Provided data >>
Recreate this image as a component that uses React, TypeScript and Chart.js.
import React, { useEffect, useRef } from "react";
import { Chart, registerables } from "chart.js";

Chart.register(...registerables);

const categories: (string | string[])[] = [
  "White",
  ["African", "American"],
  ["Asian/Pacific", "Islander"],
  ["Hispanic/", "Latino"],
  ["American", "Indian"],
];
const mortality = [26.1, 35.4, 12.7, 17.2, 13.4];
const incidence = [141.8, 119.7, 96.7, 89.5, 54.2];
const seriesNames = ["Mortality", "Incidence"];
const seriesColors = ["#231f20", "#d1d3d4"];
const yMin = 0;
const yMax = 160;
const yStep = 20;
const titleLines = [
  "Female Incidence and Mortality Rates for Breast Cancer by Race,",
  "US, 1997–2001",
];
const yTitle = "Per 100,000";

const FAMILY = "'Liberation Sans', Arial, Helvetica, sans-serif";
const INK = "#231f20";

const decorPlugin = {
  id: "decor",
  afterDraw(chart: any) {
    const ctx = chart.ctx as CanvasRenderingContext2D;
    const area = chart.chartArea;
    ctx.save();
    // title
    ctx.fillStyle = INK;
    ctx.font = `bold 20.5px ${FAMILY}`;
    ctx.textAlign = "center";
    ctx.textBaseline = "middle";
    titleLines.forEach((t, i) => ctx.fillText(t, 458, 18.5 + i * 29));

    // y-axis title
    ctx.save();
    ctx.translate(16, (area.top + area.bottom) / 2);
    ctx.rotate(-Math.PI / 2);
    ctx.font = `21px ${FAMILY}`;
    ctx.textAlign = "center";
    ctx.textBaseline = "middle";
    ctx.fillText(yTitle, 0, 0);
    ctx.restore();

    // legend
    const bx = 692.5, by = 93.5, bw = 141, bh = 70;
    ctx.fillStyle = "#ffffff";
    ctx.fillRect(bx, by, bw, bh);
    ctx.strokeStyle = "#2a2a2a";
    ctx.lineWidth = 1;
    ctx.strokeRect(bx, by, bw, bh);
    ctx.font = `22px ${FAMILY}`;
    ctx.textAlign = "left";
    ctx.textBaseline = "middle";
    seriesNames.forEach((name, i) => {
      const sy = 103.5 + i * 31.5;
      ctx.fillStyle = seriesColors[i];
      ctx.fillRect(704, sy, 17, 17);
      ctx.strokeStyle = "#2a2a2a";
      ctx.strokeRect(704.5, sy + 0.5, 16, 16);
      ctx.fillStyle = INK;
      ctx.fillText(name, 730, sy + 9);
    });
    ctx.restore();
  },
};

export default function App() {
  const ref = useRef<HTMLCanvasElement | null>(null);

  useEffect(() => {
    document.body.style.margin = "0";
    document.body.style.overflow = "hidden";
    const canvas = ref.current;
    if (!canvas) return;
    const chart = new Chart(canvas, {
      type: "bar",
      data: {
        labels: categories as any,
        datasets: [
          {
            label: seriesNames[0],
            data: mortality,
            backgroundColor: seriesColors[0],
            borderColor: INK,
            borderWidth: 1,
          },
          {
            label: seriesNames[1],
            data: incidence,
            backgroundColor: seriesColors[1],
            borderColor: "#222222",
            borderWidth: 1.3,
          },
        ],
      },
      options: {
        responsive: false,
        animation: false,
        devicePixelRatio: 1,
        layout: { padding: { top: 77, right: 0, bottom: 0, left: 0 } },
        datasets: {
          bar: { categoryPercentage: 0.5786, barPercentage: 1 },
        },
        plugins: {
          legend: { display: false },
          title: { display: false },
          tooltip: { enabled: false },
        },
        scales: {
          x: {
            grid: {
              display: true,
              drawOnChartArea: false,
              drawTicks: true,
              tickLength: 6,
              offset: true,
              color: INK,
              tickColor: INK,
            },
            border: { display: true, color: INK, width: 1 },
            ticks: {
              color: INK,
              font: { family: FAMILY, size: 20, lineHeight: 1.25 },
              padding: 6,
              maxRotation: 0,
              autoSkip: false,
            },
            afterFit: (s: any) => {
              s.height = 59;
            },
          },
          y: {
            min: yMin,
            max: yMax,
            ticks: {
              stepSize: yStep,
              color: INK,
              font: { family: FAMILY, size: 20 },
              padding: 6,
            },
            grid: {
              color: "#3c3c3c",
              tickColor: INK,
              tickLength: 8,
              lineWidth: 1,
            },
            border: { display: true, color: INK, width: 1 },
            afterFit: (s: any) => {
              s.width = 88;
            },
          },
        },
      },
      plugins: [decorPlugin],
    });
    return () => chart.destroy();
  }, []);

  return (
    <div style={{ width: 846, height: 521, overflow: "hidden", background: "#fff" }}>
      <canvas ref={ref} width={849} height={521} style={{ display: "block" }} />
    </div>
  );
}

Instruction >>
Using the listing above, list every line in which the string "React" occurs.

Output >>
Recreate this image as a component that uses React, TypeScript and Chart.js.
import React, { useEffect, useRef } from "react";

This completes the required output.